You'll love the Krist Kindel Markt in December. You'll see vendors with Christmas crafty items, smell the waft of heated candy-coated spicey nuts, and have your fill of bratwurst and brochen (German hot dogs and rolls). Christmas is a festive time of year. Germans don't decorate their trees until Christmas Eve and many use real burning candles on the trees, unless that tradition has changed since I've been there.

I'm so happy you're get to experience Germany--Pete and I loved being there when we met 34 years ago.

a. susie said...

You make me want to be there!
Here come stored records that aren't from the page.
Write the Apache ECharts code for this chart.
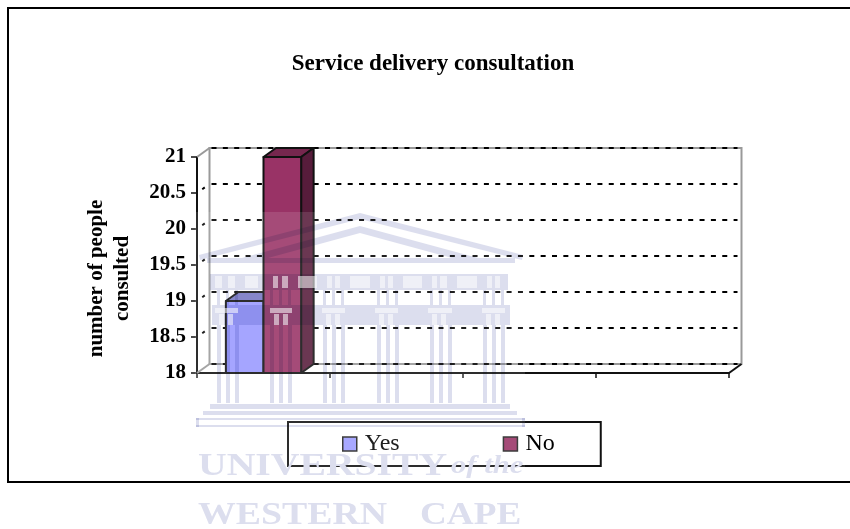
<!DOCTYPE html>
<html>
<head>
<meta charset="utf-8">
<style>html,body{margin:0;padding:0;background:#fff}#chart{width:850px;height:529px}</style>
<script src="https://cdn.jsdelivr.net/npm/echarts@6/dist/echarts.min.js"></script>
</head>
<body>
<div id="chart"></div>
<script>
// Survey responses: one group of two bars on a four-slot category axis.
const categories = ['1', '2', '3', '4'];
const yesValues = [19];
const noValues = [21];
const gridValues = [18, 18.5, 19, 19.5, 20, 20.5, 21];

const SERIF = '"Liberation Serif","Times New Roman",serif';
const DEPTH_X = 12.5, DEPTH_Y = -9;      // oblique offset of the back wall
const BAR_SHARE = 0.283;                 // bar width as a share of one category band
const INK = '#111';
const WM = '#dcdeee';                    // crest tint

const chart = echarts.init(document.getElementById('chart'), null, { renderer: 'canvas' });

// Back wall, side wall, floor and the dashed gridlines projected onto them.
function renderWall(params, api) {
  const v = api.value(0);
  const cs = params.coordSys;
  const y = api.coord([0, v])[1];
  const L = cs.x, R = cs.x + cs.width, T = cs.y, B = cs.y + cs.height;
  const kids = [];
  if (params.dataIndex === 0) {
    const grey = { stroke: '#999', lineWidth: 2, fill: null };
    kids.push({ type: 'rect', shape: { x: L + DEPTH_X, y: T + DEPTH_Y, width: cs.width, height: cs.height }, style: { fill: '#fff', stroke: '#999', lineWidth: 2 } });
    kids.push({ type: 'polyline', shape: { points: [[L, T], [L + DEPTH_X, T + DEPTH_Y]] }, style: grey });
    kids.push({ type: 'polyline', shape: { points: [[L, B], [L + DEPTH_X, B + DEPTH_Y]] }, style: grey });
    kids.push({ type: 'polyline', shape: { points: [[R, B], [R + DEPTH_X, B + DEPTH_Y]] }, style: { stroke: INK, lineWidth: 2, fill: null } });
  }
  kids.push({
    type: 'line',
    shape: { x1: L + DEPTH_X, y1: y + DEPTH_Y, x2: R + DEPTH_X - 4, y2: y + DEPTH_Y },
    style: { stroke: '#000', lineWidth: 2, lineDash: [5, 6.35], lineDashOffset: -2 }
  });
  if (v !== 18 && v !== 21) {
    kids.push({
      type: 'line',
      shape: { x1: L + DEPTH_X * 0.42, y1: y + DEPTH_Y * 0.42, x2: L + DEPTH_X * 0.62, y2: y + DEPTH_Y * 0.62 },
      style: { stroke: '#000', lineWidth: 2 }
    });
  }
  return { type: 'group', children: kids };
}

// Oblique box bar: front face, top face and right side face.
function boxBar(shift, front, top, side) {
  return function (params, api) {
    const base = api.coord([api.value(0), 18]);
    const head = api.coord([api.value(0), api.value(1)]);
    const band = api.size([1, 0])[0];
    const w = band * BAR_SHARE;
    const x0 = base[0] + shift * w - w / 2, x1 = x0 + w;
    const line = { stroke: INK, lineWidth: 2, lineJoin: 'round' };
    return {
      type: 'group',
      children: [
        { type: 'polygon', shape: { points: [[x0, head[1]], [x0 + DEPTH_X, head[1] + DEPTH_Y], [x1 + DEPTH_X, head[1] + DEPTH_Y], [x1, head[1]]] }, style: Object.assign({ fill: top }, line) },
        { type: 'polygon', shape: { points: [[x1, head[1]], [x1 + DEPTH_X, head[1] + DEPTH_Y], [x1 + DEPTH_X, base[1] + DEPTH_Y], [x1, base[1]]] }, style: Object.assign({ fill: side }, line) },
        { type: 'rect', shape: { x: x0, y: head[1], width: w, height: base[1] - head[1] }, style: Object.assign({ fill: front }, line) }
      ]
    };
  };
}

// Faint crest drawn across the page, darkening whatever lies underneath it.
function crest() {
  const els = [];
  const mul = { fill: WM, blend: 'multiply' };
  const band = (x, y, width, height, fill) => els.push({
    type: 'rect', z: 100, silent: true, shape: { x, y, width, height }, style: { fill: fill || WM, blend: 'multiply' }
  });
  const clear = (x, y, width, height) => els.push({
    type: 'rect', z: 100, silent: true, shape: { x, y, width, height }, style: { fill: 'rgba(255,255,255,0.55)' }
  });
  // wash over the crest area
  els.push({ type: 'rect', z: 100, silent: true, shape: { x: 195, y: 212, width: 330, height: 317 }, style: { fill: 'rgba(255,255,255,0.12)' } });
  // pediment
  els.push({ type: 'polygon', z: 100, silent: true, shape: { points: [[199, 255], [360, 213], [523, 255], [522, 260], [360, 219], [200, 260]] }, style: mul });
  els.push({ type: 'polygon', z: 100, silent: true, shape: { points: [[242, 258], [360, 226], [478, 258], [452, 258], [360, 233], [268, 258]] }, style: mul });
  band(207, 258, 308, 5);
  // frieze: pale band broken by column stripes and windows
  band(210, 274, 298, 16);
  [[215, 7], [228, 7], [245, 13], [273, 5], [282, 6], [298, 19], [327, 5], [335, 5], [350, 20], [380, 5], [388, 5], [403, 19], [432, 5], [440, 7], [457, 20], [487, 5], [495, 5]].forEach(w => clear(w[0], 276, w[1], 12));
  // architrave with capitals and column heads
  band(212, 305, 298, 20);
  [[215, 23], [270, 22], [322, 23], [375, 23], [428, 24], [482, 23]].forEach(c => {
    clear(c[0], 308, c[1], 5);
    clear(c[0] + 4, 314, 5, 11);
    clear(c[0] + 13, 314, 5, 11);
  });
  // columns
  [217, 270, 323, 377, 430, 483].forEach(x => {
    [0, 9, 18].forEach(o => band(x + o, 325, 4, 78));
    [0, 9, 18].forEach(o => band(x + o, 290, 3, 15));
  });
  // stepped base
  band(210, 404, 300, 5);
  band(203, 411, 314, 4);
  band(196, 418, 329, 2);
  band(196, 425, 329, 2);
  band(196, 418, 3, 9);
  band(522, 418, 3, 9);
  // lettering
  const letter = (text, x, y, sx, font) => els.push({
    type: 'text', z: 100, silent: true, x, y, scaleX: sx,
    style: { text, x: 0, y: 0, fill: WM, font, verticalAlign: 'top', blend: 'multiply' }
  });
  letter('UNIVERSITY', 198, 451, 1.28, 'bold 31px ' + SERIF);
  letter('of the', 451, 453, 1.18, 'italic bold 26px ' + SERIF);
  letter('WESTERN', 198, 500, 1.22, 'bold 31px ' + SERIF);
  letter('CAPE', 420, 500, 1.2, 'bold 31px ' + SERIF);
  return els;
}

const option = {
  backgroundColor: '#fff',
  animation: false,
  title: {
    text: 'Service delivery consultation',
    left: 428, top: 48, textAlign: 'center',
    textStyle: { fontFamily: SERIF, fontWeight: 'bold', fontSize: 23, color: '#000' }
  },
  legend: {
    left: 288, top: 422,
    padding: [10, 46, 10, 54],
    itemWidth: 14, itemHeight: 14, itemGap: 103,
    borderColor: INK, borderWidth: 2,
    backgroundColor: 'transparent',
    icon: 'rect',
    textStyle: { fontFamily: SERIF, fontSize: 24, color: '#000', padding: [3, 0, 0, 3] },
    data: [
      { name: 'Yes', itemStyle: { color: '#9c9cff', borderColor: '#222', borderWidth: 1.5 } },
      { name: 'No', itemStyle: { color: '#993366', borderColor: '#222', borderWidth: 1.5 } }
    ]
  },
  grid: { left: 197, right: 121, top: 157, height: 216, containLabel: false },
  xAxis: {
    type: 'category',
    data: categories,
    boundaryGap: true,
    axisLine: { lineStyle: { color: INK, width: 2 } },
    axisTick: { show: true, length: 5, inside: false, lineStyle: { color: INK, width: 1.5 } },
    axisLabel: { show: false },
    splitLine: { show: false }
  },
  yAxis: {
    type: 'value',
    min: 18, max: 21, interval: 0.5,
    name: 'number of people\nconsulted',
    nameLocation: 'middle', nameGap: 61, nameRotate: 90,
    nameTextStyle: { fontFamily: SERIF, fontWeight: 'bold', fontSize: 21, lineHeight: 26, color: '#000', padding: [0, 27, 0, 0] },
    axisLine: { show: true, lineStyle: { color: INK, width: 2 } },
    axisTick: { show: true, length: 6, lineStyle: { color: INK, width: 1.5 } },
    axisLabel: {
      fontFamily: SERIF, fontWeight: 'bold', fontSize: 21, color: '#000', margin: 11,
      padding: [6, 0, 0, 0],
      formatter: v => String(v)
    },
    splitLine: { show: false }
  },
  series: [
    {
      name: 'wall', type: 'custom', z: 1, silent: true,
      encode: { y: 0 }, data: gridValues.map(v => [v]),
      renderItem: renderWall
    },
    {
      name: 'Yes', type: 'custom', z: 3,
      encode: { x: 0, y: 1 },
      data: yesValues.map((v, i) => [i, v]),
      renderItem: boxBar(-0.5, '#9999ff', '#7676c2', '#5c5c99')
    },
    {
      name: 'No', type: 'custom', z: 4,
      encode: { x: 0, y: 1 },
      data: noValues.map((v, i) => [i, v]),
      renderItem: boxBar(0.5, '#993366', '#76274e', '#571c3b')
    }
  ],
  graphic: [
    { type: 'group', silent: true, children: crest() },
    { type: 'polyline', z: 110, silent: true, shape: { points: [[850, 8], [8, 8], [8, 482], [850, 482]] }, style: { stroke: '#000', lineWidth: 2, fill: null } }
  ]
};
chart.setOption(option);
</script>
</body>
</html>
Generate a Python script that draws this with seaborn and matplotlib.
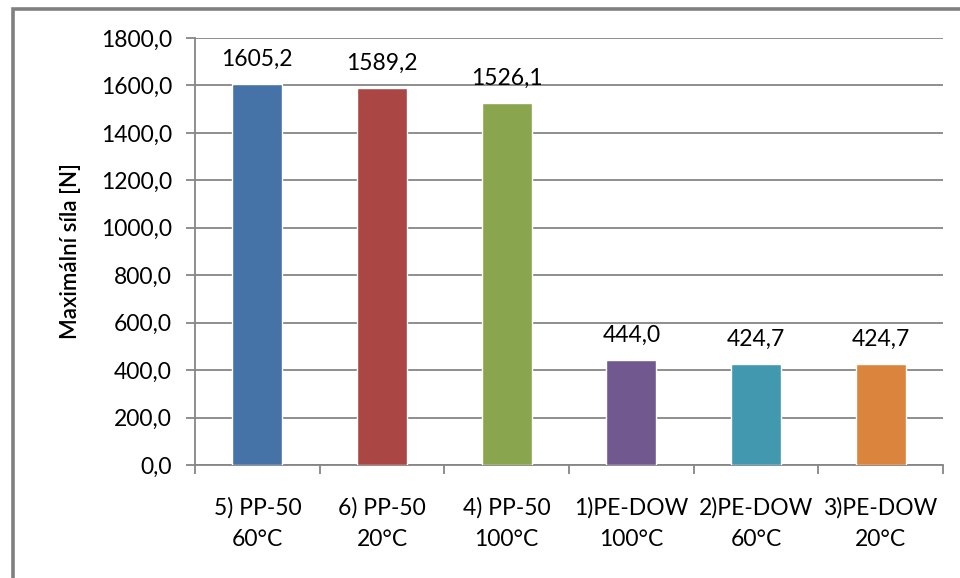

I could almost taste the flowery grapes and the fresh bread!

love -joy- peace said...

Hey, just wanted to tell you that I love you and miss you, even though I was being a b**** on Skype the other day. I was having a hard time, as you well know =p. Anyway, call again soon, cause I miss you...I already said that....


Mom2Zoey said...

Wow, it all sounds wonderful! The description of all that food made me salivate (of course at this point everything does).
I can't wait to see a belly pic! ~A

Anonymous said...

You should post pictures of the VW wagoneer


Anonymous said...

Sorry I mean vw vanagon. Jeep makes somthing called a "wagoneer"


Pinkey the Axe Fairy said...

it's actually a caravelle, and we'll have pictures up soon.